AND... for the first time ever, I deleted my old /boot/bzImage accidentally before backing it up so I don't even have the OLD kernel to boot from!

What's a boy to do?

----------

## idella4

these might be well off the mark but what the heck

Kysen, 

is it possible you have recompiled kernel that was allright 2.6.16 with the config file from troublesome kernel-2.6.17?

an outside chance but admittedly it doesn't make much sense at face value.

The error it gives looks like it comes from a selection in .config not being there but should.

frozenJim,

here's a possibility.

I've seen that appear in the last few days.  I had been swapping hard drives.  It turned out to be a 'loose' connection of the cable connector into the hard drive.

It didn't appear or feel loose, but with simply re-fitting them, the hard drive re-appeared.

----------

## frozenJim

 *idealla4 wrote:*   

> It turned out to be a 'loose' connection of the cable connector into the hard drive. 

 

I considered that, which is why I checked dmesg to confirm that /hda2 was being mounted properly.  It's there as far as ReiserFS can tell - and that's probably a pretty solid indicator.   :Wink: 

Unless there is some way that I'm misreading the ReiserFS info...  But I doubt that my laptop has a loose HD connection on the day that I upgrade my kernel.

Also, the fact that NONE of my /dev devices have been created is an indicator that it's a more systemic problem.

----------

## idella4

FrozenJim

from what are you observing your laptop's hardrive? as in is it the same as you are using to post these queries.

The looseness is probably not the cause as you say, though the loosenes refers to now and not to the time you installed.

The main point is do you have concurrent access to the laptop's harddrive from the system you are using?

----------

## frozenJim

No, I have no access to THAT part of the laptop at all.  Can't ssh in, can't login.  

Fortunately, I dual-boot XP so that's where I am right now.  If I can find out what needs to be fixed, then I will LiveCD in and do the fixing.  But first I need to have at least a guess as to what might be wrong.

----------

## idella4

FrozenJim

You are working from XP which is in fact on the same hard drive, yes?

Seeing you are in Canada, the locall corner computer shop may have just the thing for you.

I got it from a computer magazine a couple of years ago, a superceded freebie.

extfs anywhere

is the name of the program.  It is a windows program which ofcourse equips windows to contact linus partitions.

Just the thing.  I can't remember the company, Paragon I think. Southerners like me don't have it available in the country.

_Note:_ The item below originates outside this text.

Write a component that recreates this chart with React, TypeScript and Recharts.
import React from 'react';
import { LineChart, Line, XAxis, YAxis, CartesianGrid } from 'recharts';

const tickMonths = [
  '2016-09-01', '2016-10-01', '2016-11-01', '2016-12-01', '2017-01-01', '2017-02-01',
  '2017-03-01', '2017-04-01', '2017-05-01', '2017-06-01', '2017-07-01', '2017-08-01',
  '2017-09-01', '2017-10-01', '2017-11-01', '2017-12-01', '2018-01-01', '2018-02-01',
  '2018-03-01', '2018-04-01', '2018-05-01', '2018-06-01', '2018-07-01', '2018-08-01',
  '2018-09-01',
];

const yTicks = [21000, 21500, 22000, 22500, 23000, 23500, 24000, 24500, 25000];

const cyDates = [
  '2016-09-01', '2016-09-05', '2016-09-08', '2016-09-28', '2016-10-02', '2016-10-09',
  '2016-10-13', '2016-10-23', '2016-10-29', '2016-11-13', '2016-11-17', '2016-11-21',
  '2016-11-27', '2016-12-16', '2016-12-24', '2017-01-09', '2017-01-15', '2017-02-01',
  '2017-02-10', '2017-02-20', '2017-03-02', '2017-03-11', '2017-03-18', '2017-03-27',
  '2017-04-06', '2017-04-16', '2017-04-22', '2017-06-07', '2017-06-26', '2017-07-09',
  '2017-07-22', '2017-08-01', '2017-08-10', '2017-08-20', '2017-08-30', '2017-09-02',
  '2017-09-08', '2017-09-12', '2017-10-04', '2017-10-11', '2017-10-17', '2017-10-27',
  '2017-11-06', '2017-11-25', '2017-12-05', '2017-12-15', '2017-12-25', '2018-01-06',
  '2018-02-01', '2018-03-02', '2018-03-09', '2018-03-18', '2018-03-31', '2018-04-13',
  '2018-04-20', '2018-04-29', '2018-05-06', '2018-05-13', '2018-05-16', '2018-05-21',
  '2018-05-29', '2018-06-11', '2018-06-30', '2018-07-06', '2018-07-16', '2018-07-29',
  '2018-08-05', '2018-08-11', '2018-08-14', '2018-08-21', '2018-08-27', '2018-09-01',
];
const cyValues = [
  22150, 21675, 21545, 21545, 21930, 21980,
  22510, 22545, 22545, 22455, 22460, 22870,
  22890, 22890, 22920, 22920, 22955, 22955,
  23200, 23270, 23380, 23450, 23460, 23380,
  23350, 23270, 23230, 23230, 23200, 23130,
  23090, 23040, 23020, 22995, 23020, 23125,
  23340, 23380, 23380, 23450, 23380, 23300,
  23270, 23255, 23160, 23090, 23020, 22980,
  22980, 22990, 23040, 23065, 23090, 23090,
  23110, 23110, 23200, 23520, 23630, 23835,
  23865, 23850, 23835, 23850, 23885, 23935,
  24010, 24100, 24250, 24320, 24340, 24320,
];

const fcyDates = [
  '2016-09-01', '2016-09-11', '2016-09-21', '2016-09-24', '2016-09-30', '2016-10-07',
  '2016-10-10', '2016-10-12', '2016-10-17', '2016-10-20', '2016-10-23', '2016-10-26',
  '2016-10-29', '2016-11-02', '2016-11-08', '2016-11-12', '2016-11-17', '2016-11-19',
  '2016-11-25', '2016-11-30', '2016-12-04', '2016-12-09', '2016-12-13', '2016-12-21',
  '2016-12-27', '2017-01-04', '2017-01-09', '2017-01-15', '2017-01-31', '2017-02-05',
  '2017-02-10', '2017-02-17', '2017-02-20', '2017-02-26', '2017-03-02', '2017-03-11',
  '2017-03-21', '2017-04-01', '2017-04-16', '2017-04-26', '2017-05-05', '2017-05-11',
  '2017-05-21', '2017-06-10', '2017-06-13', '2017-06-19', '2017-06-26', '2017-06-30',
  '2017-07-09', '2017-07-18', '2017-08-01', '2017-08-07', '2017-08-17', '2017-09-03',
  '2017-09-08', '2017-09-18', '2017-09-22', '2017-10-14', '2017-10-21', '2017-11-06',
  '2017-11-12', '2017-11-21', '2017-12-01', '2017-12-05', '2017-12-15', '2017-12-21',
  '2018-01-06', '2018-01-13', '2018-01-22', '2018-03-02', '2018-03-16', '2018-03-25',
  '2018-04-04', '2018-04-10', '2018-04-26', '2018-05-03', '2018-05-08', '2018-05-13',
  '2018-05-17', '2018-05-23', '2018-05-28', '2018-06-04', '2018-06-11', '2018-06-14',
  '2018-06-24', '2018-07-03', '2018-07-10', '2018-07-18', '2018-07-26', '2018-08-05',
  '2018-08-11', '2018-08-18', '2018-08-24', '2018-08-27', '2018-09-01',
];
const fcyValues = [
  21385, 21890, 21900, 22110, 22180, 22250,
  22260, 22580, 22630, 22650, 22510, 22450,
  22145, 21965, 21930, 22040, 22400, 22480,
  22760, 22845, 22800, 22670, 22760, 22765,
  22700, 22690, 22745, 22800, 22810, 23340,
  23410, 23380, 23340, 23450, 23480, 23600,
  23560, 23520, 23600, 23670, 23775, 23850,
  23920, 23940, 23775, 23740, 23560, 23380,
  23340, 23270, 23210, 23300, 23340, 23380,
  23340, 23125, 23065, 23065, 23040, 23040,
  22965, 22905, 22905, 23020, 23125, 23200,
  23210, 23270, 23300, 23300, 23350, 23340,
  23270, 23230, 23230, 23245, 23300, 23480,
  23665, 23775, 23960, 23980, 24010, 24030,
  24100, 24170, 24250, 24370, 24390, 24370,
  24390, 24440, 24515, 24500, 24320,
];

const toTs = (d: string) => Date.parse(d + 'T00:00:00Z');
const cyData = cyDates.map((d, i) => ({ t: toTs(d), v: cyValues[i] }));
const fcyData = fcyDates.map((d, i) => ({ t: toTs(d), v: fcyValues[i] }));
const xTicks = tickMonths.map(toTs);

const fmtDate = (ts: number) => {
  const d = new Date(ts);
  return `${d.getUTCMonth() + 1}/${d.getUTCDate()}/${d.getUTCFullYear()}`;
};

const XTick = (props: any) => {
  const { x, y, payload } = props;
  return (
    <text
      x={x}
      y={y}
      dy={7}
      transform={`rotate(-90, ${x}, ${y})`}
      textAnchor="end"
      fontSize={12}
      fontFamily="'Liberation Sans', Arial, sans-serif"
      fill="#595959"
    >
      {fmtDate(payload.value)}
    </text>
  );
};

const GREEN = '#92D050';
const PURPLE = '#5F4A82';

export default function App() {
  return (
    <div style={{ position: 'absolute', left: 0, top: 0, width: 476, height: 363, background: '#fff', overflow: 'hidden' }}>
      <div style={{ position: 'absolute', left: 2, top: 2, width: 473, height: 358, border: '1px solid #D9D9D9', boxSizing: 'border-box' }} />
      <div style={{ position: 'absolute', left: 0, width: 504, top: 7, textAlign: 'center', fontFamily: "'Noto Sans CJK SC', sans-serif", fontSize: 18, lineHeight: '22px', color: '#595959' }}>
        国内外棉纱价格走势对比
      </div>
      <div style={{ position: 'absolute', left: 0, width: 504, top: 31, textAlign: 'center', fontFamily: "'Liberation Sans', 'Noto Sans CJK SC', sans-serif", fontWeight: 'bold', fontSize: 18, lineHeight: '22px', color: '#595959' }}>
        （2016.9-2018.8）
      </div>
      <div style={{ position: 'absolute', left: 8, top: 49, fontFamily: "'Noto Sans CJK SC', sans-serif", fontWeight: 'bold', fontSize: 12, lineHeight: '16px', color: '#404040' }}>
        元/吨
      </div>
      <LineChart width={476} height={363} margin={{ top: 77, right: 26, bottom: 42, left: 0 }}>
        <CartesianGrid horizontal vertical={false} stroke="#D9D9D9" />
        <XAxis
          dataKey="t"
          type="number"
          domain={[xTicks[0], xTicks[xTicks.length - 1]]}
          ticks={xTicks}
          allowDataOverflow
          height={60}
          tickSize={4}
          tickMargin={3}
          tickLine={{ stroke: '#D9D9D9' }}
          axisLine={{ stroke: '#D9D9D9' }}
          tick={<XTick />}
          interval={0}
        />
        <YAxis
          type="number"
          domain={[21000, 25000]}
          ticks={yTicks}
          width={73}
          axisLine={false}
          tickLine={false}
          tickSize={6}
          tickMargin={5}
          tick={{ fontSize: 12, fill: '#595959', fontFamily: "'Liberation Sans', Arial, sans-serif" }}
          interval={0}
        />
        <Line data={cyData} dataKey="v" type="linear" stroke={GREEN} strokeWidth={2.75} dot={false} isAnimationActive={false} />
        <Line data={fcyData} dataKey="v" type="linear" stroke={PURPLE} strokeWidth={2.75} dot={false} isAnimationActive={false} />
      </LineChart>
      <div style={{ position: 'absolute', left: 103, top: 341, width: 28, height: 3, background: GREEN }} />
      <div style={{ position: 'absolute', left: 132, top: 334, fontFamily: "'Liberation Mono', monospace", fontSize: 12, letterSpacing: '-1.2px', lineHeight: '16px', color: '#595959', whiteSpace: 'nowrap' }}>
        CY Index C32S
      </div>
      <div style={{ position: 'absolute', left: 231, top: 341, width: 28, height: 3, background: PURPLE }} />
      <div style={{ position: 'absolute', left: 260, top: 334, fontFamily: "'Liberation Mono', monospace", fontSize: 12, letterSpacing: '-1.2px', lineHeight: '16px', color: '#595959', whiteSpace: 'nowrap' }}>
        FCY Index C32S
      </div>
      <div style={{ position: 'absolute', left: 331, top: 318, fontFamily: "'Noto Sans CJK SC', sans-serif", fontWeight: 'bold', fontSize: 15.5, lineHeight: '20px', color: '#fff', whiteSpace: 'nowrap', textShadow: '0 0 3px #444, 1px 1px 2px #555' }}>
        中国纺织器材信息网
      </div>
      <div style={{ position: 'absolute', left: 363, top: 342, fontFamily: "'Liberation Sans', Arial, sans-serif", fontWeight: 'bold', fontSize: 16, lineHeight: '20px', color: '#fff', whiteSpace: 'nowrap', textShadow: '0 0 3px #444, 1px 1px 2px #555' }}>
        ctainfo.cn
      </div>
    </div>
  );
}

Otherwise there is Slax or knoppix or Simply Mepis  et al.  giving access from the cd.

That concurrent access is what I have come to rely upon.  Feel crippled without it.

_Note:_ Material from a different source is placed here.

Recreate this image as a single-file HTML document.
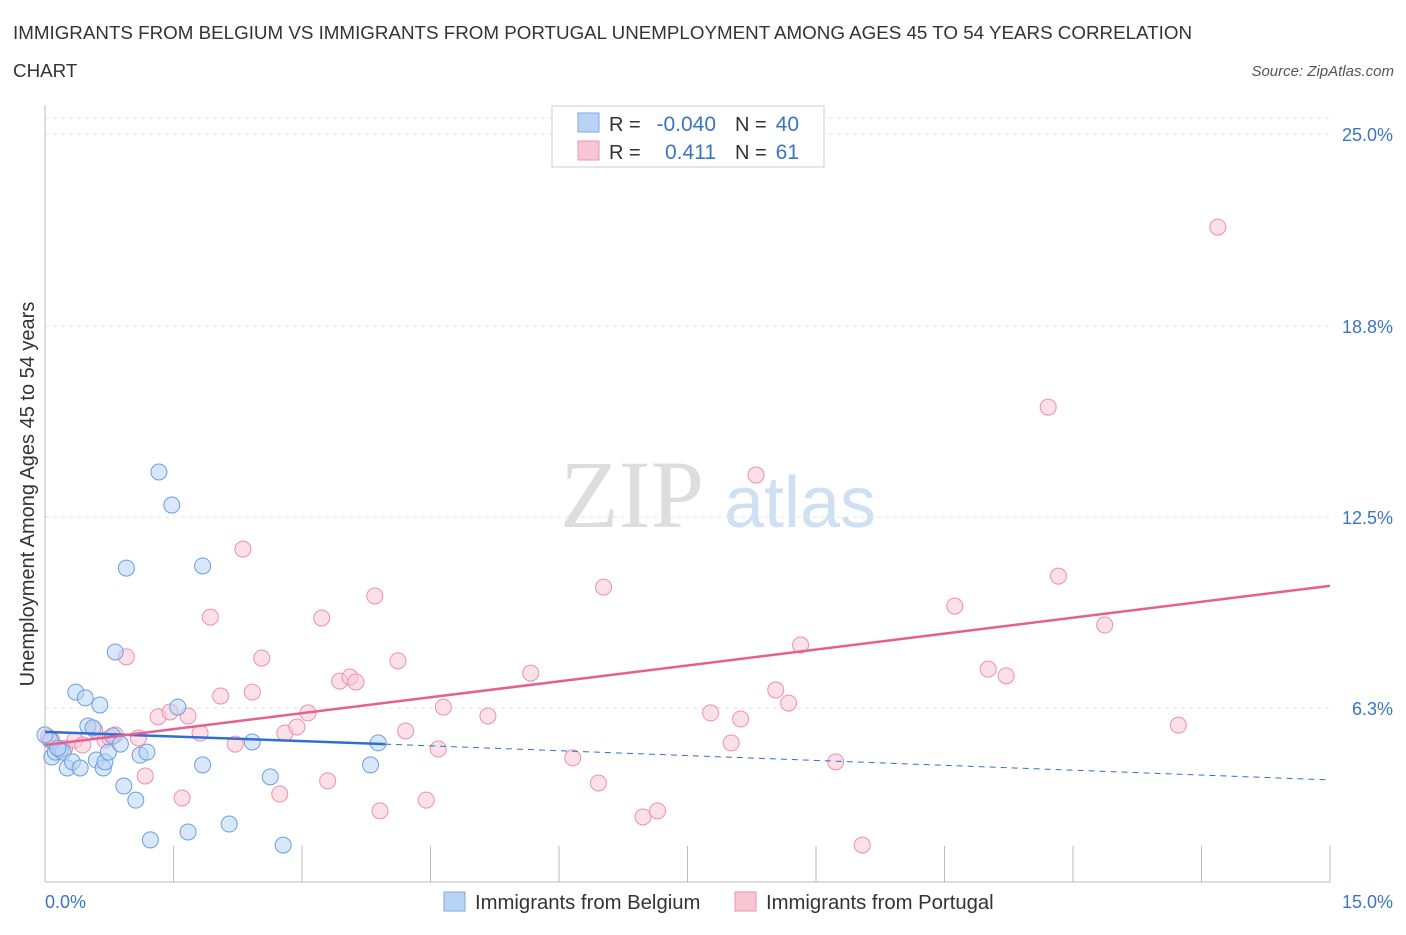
<!DOCTYPE html>
<html><head><meta charset="utf-8"><style>
body{margin:0;background:#fff;font-family:"Liberation Sans",sans-serif;}
</style></head><body>
<svg id="chart" width="1406" height="930" xmlns="http://www.w3.org/2000/svg" font-family="Liberation Sans, sans-serif">
<text x="13" y="39" font-size="18.8" fill="#333" textLength="1179" lengthAdjust="spacingAndGlyphs">IMMIGRANTS FROM BELGIUM VS IMMIGRANTS FROM PORTUGAL UNEMPLOYMENT AMONG AGES 45 TO 54 YEARS CORRELATION</text>
<text x="13" y="77" font-size="18.8" fill="#333">CHART</text>
<text x="1394" y="76" font-size="15" fill="#555" font-style="italic" text-anchor="end">Source: ZipAtlas.com</text>
<text x="632" y="527" font-size="96" fill="#ddd" font-family="Liberation Serif, serif" text-anchor="middle">ZIP</text>
<text x="800" y="527" font-size="72" fill="#cfe0f3" text-anchor="middle">atlas</text>
<g id="grid"></g><g id="axes"></g><g id="marks"></g>
<text transform="translate(34,494) rotate(-90)" font-size="20" fill="#333" text-anchor="middle">Unemployment Among Ages 45 to 54 years</text>
<text x="45" y="908" font-size="18" fill="#3a75c4">0.0%</text>
<text x="1393" y="908" font-size="18" fill="#3a75c4" text-anchor="end">15.0%</text>
<g>
<rect x="552" y="106" width="272" height="61" fill="#fff" stroke="#ccc"/>
<rect x="578" y="113" width="21" height="19" fill="#b9d3f5" stroke="#7aa9e6"/>
<rect x="578" y="141" width="21" height="19" fill="#f9c6d5" stroke="#ec94b0"/>
<text x="609" y="131" font-size="20" fill="#333">R =</text>
<text x="716" y="131" font-size="21" fill="#3a75c4" text-anchor="end">-0.040</text>
<text x="735" y="131" font-size="20" fill="#333">N =</text>
<text x="799" y="131" font-size="21" fill="#3a75c4" text-anchor="end">40</text>
<text x="609" y="159" font-size="20" fill="#333">R =</text>
<text x="716" y="159" font-size="21" fill="#3a75c4" text-anchor="end">0.411</text>
<text x="735" y="159" font-size="20" fill="#333">N =</text>
<text x="799" y="159" font-size="21" fill="#3a75c4" text-anchor="end">61</text>
</g>
<g>
<rect x="444" y="892" width="21" height="19" fill="#b9d3f5" stroke="#7aa9e6"/>
<text x="475" y="909" font-size="20.3" fill="#333">Immigrants from Belgium</text>
<rect x="735" y="892" width="21" height="19" fill="#f9c6d5" stroke="#ec94b0"/>
<text x="766" y="909" font-size="20.3" fill="#333">Immigrants from Portugal</text>
</g>
</svg>
<script>
const yTicks=[25.0,18.8,12.5,6.3];
const yTickLabels=["25.0%","18.8%","12.5%","6.3%"];
const blueX=[0.06,0.08,0.12,0.18,0.21,0.26,0.32,0.36,0.41,0.47,0.5,0.56,0.6,0.64,0.68,0.7,0.74,0.79,0.82,0.88,0.92,0.95,1.06,1.11,1.19,1.23,1.33,1.48,1.55,1.67,1.84,1.84,2.15,2.42,2.63,2.78,3.8,3.89,0.0,0.15];
const blueY=[5.20,4.65,4.81,4.88,4.81,4.29,4.49,6.77,4.29,6.58,5.66,5.60,4.55,6.35,4.29,4.49,4.81,5.34,8.08,5.07,3.70,10.82,3.24,4.71,4.81,1.94,13.96,12.88,6.28,2.20,4.39,10.89,2.46,5.14,4.00,1.77,4.39,5.11,5.37,4.94];
const pinkX=[0.04,0.08,0.18,0.23,0.35,0.44,0.58,0.7,0.76,0.82,0.95,1.09,1.17,1.32,1.46,1.6,1.67,1.81,1.93,2.05,2.22,2.31,2.42,2.53,2.74,2.8,2.94,3.07,3.23,3.3,3.44,3.56,3.63,3.85,3.91,4.12,4.21,4.45,4.59,4.65,5.17,5.67,6.16,6.46,6.52,6.98,7.15,7.77,8.01,8.12,8.3,8.53,8.68,8.82,9.23,9.54,10.62,11.01,11.22,11.71,11.83,12.37,13.23,13.69];
const pinkY=[5.30,5.20,4.88,4.94,5.20,5.04,5.53,5.20,5.27,5.37,7.92,5.27,4.03,5.96,6.12,3.31,5.99,5.43,9.22,6.64,5.07,11.44,6.77,7.88,3.44,5.43,5.63,6.09,9.19,3.87,7.13,7.26,7.10,9.91,2.89,7.79,5.50,3.24,4.91,6.28,5.99,7.39,4.62,3.80,10.20,2.69,2.89,6.09,5.11,5.89,13.86,6.84,6.41,8.31,4.49,1.77,9.58,7.52,7.30,16.08,10.56,8.96,5.69,21.96];
const blueTrend=[[0,5.47],[3.97,5.07],[15,3.90]];
const pinkTrend=[[0,5.04],[15,10.24]];
const X=v=>45+v/15*1285;
const Y=v=>708-(v-6.25)*30.61;
const NS="http://www.w3.org/2000/svg";
function mk(p,t,a){const e=document.createElementNS(NS,t);for(const k in a)e.setAttribute(k,a[k]);p.appendChild(e);return e;}
const grid=document.getElementById('grid'),axes=document.getElementById('axes'),marks=document.getElementById('marks');
yTicks.forEach((v,i)=>{const yy=[134,326,517,708][i];
const l=mk(grid,'line',{x1:45,x2:1330,y1:yy,y2:yy,stroke:'#e3e3e3','stroke-dasharray':'4,4'});


const t=mk(grid,'text',{x:1393,y:yy+7,'font-size':18,fill:'#3a75c4','text-anchor':'end'});t.textContent=yTickLabels[i];

});
mk(grid,'line',{x1:45,x2:1330,y1:118,y2:118,stroke:'#e3e3e3','stroke-dasharray':'4,4'});
const ax=mk(axes,'line',{x1:45,x2:1330,y1:882,y2:882,stroke:'#bbb'});


const ay=mk(axes,'line',{x1:45,x2:45,y1:105,y2:882,stroke:'#bbb'});


for(let i=0;i<=10;i++){const xx=X(i*1.5);const t=mk(axes,'line',{x1:xx,x2:xx,y1:846,y2:882,stroke:'#bbb'});

}
function dots(xs,ys,fill,stroke,name){xs.forEach((v,i)=>{const c=mk(marks,'circle',{cx:X(v),cy:Y(ys[i]),r:8,fill:fill,'fill-opacity':0.55,stroke:stroke,'stroke-width':1});

});}
dots(pinkX,pinkY,'#f9c6d5','#ec8fae','portugal-point');
dots(blueX,blueY,'#b9d3f5','#6b9fe0','belgium-point');
const b1=mk(marks,'line',{x1:X(blueTrend[0][0]),y1:Y(blueTrend[0][1]),x2:X(blueTrend[1][0]),y2:Y(blueTrend[1][1]),stroke:'#2f6fd1','stroke-width':2.5});


const b2=mk(marks,'line',{x1:X(blueTrend[1][0]),y1:Y(blueTrend[1][1]),x2:X(blueTrend[2][0]),y2:Y(blueTrend[2][1]),stroke:'#2f6fd1','stroke-width':1,'stroke-dasharray':'6,5'});


const p1=mk(marks,'line',{x1:X(pinkTrend[0][0]),y1:Y(pinkTrend[0][1]),x2:X(pinkTrend[1][0]),y2:Y(pinkTrend[1][1]),stroke:'#e5608f','stroke-width':2.5});


</script>
</body></html>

I'd be thinking of repartitioning, making a third partition big enough to get a clone of damaged gentoo onto,

put into it a complete new gentoo kernel complete with .config and make a replacement kernel for the lost one.,

and /or

get a stage3.tar.gz onto the repairer partition 3,

open it up

it can supply a source of spare /dev*

Also, this sudden mass disappearance brings to mind the possibility of hardware corruption.

I have not had it much myself but a recent post from one of your fellow gurus made mention of it.  suggested to do a memtest.

good luch

----------

## Aciel

What does udevd do, anyway? It's not running on my laptop which is a fresh install, and I don't remember reading about it. But I've got it on my desktop, who knows why.

----------

## frozenJim

 *en.wikipedia.org/wiki/Udev wrote:*   

> udev is a file system replacement for DevFS on the Linux 2.6 kernel series. Its primary function is managing device nodes in /dev.

 

I'm thinking that my problem is just a switch I forgot to set in my kernel.  I found an old kernel (whew!) and can boot just fine if I use it.  It's just my new kernel that causes the problems.  So I'm not totally screwed, I booted from the old kernel and emerged some packages and now I am able to make my kernel at least.   I'll find it by trial and error eventually.

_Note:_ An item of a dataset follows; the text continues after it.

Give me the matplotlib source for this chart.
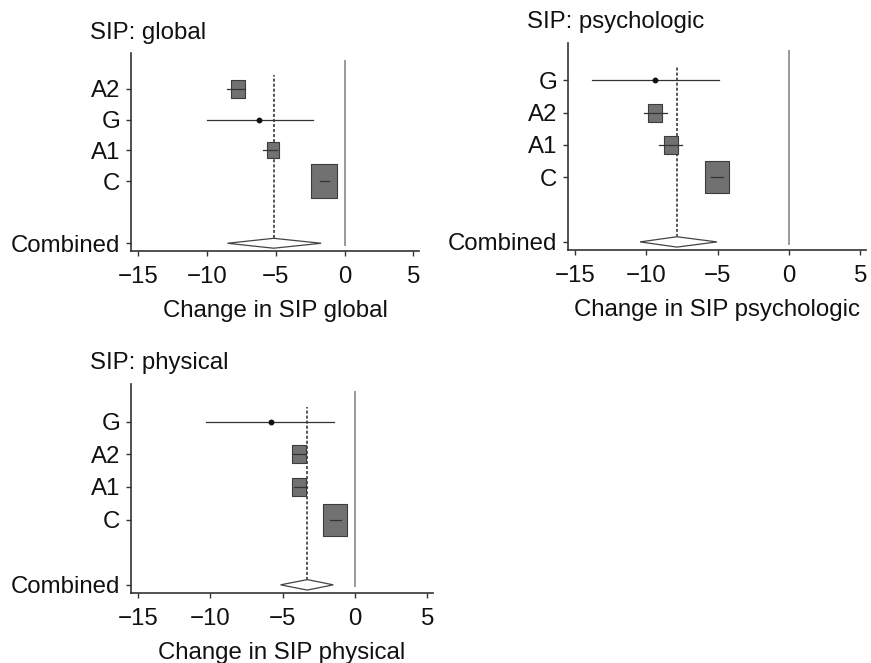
import matplotlib
matplotlib.use('Agg')
import numpy as np
import matplotlib.pyplot as plt
from matplotlib.path import Path
from matplotlib.patches import Polygon

plt.rcParams['font.family'] = ['Liberation Sans', 'DejaVu Sans']
plt.rcParams['axes.unicode_minus'] = True

# ---------------- data ----------------
global_labels = ['A2', 'G', 'A1', 'C']
global_est = [-7.75, -6.2, -5.2, -1.5]
global_lo = [-8.5, -10.0, -5.9, -1.8]
global_hi = [-7.2, -2.3, -4.9, -1.1]
global_wt = [19.4, 0.5, 15.3, 65.2]
global_comb = [-5.15, -8.5, -1.7]   # estimate, lower, upper

psych_labels = ['G', 'A2', 'A1', 'C']
psych_est = [-9.4, -9.4, -8.25, -5.05]
psych_lo = [-13.8, -10.2, -9.1, -5.5]
psych_hi = [-4.9, -8.55, -7.5, -4.6]
psych_wt = [0.5, 17.2, 21.4, 60.8]
psych_comb = [-7.86, -10.45, -5.05]

phys_labels = ['G', 'A2', 'A1', 'C']
phys_est = [-5.8, -3.9, -3.85, -1.35]
phys_lo = [-10.3, -4.3, -4.2, -1.7]
phys_hi = [-1.45, -3.4, -3.35, -1.0]
phys_wt = [0.5, 19.3, 19.3, 60.9]
phys_comb = [-3.3, -5.15, -1.5]

xticks = [-15, -10, -5, 0, 5]

# ---------------- style ----------------
FS = 17.3
DPI = 100
rect_marker = Path([(-0.39, -0.5), (0.39, -0.5), (0.39, 0.5), (-0.39, 0.5), (-0.39, -0.5)],
                   [Path.MOVETO, Path.LINETO, Path.LINETO, Path.LINETO, Path.CLOSEPOLY])

fig = plt.figure(figsize=(8.71, 6.63), dpi=DPI)


def forest(ax, labels, est, lo, hi, wt, comb, xlabel):
    n = len(labels)
    ypos = [n + 1 - i for i in range(n)]  # top item at n+1, bottom at 2
    # reference zero line
    ax.plot([0, 0], [-0.05, 5.9], color='#999999', lw=1.4, zorder=1)
    # combined estimate dashed line
    ax.plot([comb[0], comb[0]], [0, 5.45], color='#2a2a2a', lw=1.1,
            linestyle=(0, (2.0, 1.3)), zorder=2)
    for y, e, l, h, w in zip(ypos, est, lo, hi, wt):
        size_px = 4.1 * np.sqrt(w)
        if size_px < 5:
            ax.plot([e], [y], marker='o', markersize=3.2,
                    color='#111111', linestyle='none', zorder=5)
        else:
            ax.plot([e], [y], marker=rect_marker, markersize=size_px * 72 / DPI,
                    markerfacecolor='#717171', markeredgecolor='#3c3c3c',
                    markeredgewidth=0.8, linestyle='none', zorder=3)
        ax.plot([l, h], [y, y], color='#333333', lw=0.9, zorder=4)
    # diamond
    hgt = 0.16
    dia = Polygon([(comb[1], 0), (comb[0], hgt), (comb[2], 0), (comb[0], -hgt)],
                  closed=True, facecolor='white', edgecolor='#444444', lw=0.9, zorder=5)
    ax.add_patch(dia)

    ax.set_xlim(-15.5, 5.4)
    ax.set_ylim(-0.25, 6.15)
    ax.set_xticks(xticks)
    ax.set_xticklabels([f'{t}'.replace('-', '\u2212') for t in xticks])
    ax.set_yticks(ypos + [0])
    ax.set_yticklabels(labels + ['Combined'])
    for s in ['top', 'right']:
        ax.spines[s].set_visible(False)
    for s in ['left', 'bottom']:
        ax.spines[s].set_color('#333333')
        ax.spines[s].set_linewidth(1.2)
    ax.tick_params(axis='both', direction='out', length=3.6, width=1.0,
                   color='#333333', labelsize=FS, labelcolor='#111111')
    ax.tick_params(axis='y', pad=4)
    ax.tick_params(axis='x', pad=7)
    ax.set_xlabel(xlabel, fontsize=FS, color='#111111', labelpad=8.5)


W, H = 871.0, 663.0
# panel rectangles in pixels: left, top, width, height
ax1 = fig.add_axes([131 / W, 1 - 251 / H, 288 / W, 198 / H])
ax2 = fig.add_axes([568 / W, 1 - 250 / H, 298 / W, 207 / H])
ax3 = fig.add_axes([131 / W, 1 - 593 / H, 302 / W, 209 / H])

forest(ax1, global_labels, global_est, global_lo, global_hi, global_wt, global_comb,
       'Change in SIP global')
forest(ax2, psych_labels, psych_est, psych_lo, psych_hi, psych_wt, psych_comb,
       'Change in SIP psychologic')
forest(ax3, phys_labels, phys_est, phys_lo, phys_hi, phys_wt, phys_comb,
       'Change in SIP physical')

fig.text(90 / W, 1 - 33 / H, 'SIP: global', fontsize=FS, va='center', ha='left', color='#111111')
fig.text(527 / W, 1 - 22 / H, 'SIP: psychologic', fontsize=FS, va='center', ha='left', color='#111111')
fig.text(90 / W, 1 - 363 / H, 'SIP: physical', fontsize=FS, va='center', ha='left', color='#111111')

fig.savefig('out.png', dpi=DPI, facecolor='white')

This is a good sign that there's no hardware problems.  It's all my fault - bad kernel config.

I don't know for sure if udev is the problem - but it sure looks like the most likely culprit.

----------

## Stormbreaker

You did forget to compile support for UNIX DOMAIN SOCKETS under NETWORK DEVICES in your kernel.

----------

## frozenJim

 *Stormbreaker wrote:*   

> You did forget to compile support for UNIX DOMAIN SOCKETS under NETWORK DEVICES in your kernel.

 You must be KIDDING!!  sigh... who knew?  This is the expected price we must pay for "trimming" the kernel of features we know nothing about.

Yep, that was it - you hit the nail right on the head.  Thank you SO MUCH!   :Very Happy: 

----------

## Bigun

It can't be modular either... has to be built in...

pwnt!

*bookmarked*

----------

## random303

 *Stormbreaker wrote:*   

> You did forget to compile support for UNIX DOMAIN SOCKETS under NETWORK DEVICES in your kernel.

 

Thank you so much !!!  (been looking 2 days to solve this problem)

I'm new (again) to gentoo and I just thought with my fresh install, well let's compile everything for the network after my gentoo boots. Was I wrong. Didn't know it was needed for udevd...

Now I'm for the first time (again) on the gentoo comand prompt  :Wink: 

----------

## FilimoniC

 *Stormbreaker wrote:*   

> You did forget to compile support for UNIX DOMAIN SOCKETS under NETWORK DEVICES in your kernel.

 

Thank you!

----------

## rockdw

I needed to also make sure that Packet socket was selected.

I guess that's what I get for not building a fresh system for a long time.  The process keeps changing.

Running like a champ now, though  :Smile: 

----------

## durand101

 *Stormbreaker wrote:*   

> You did forget to compile support for UNIX DOMAIN SOCKETS under NETWORK DEVICES in your kernel.

 

THANK YOU SOOOOOOOOOOOOOOO MUCH!!! I've been so confused by this problem!

----------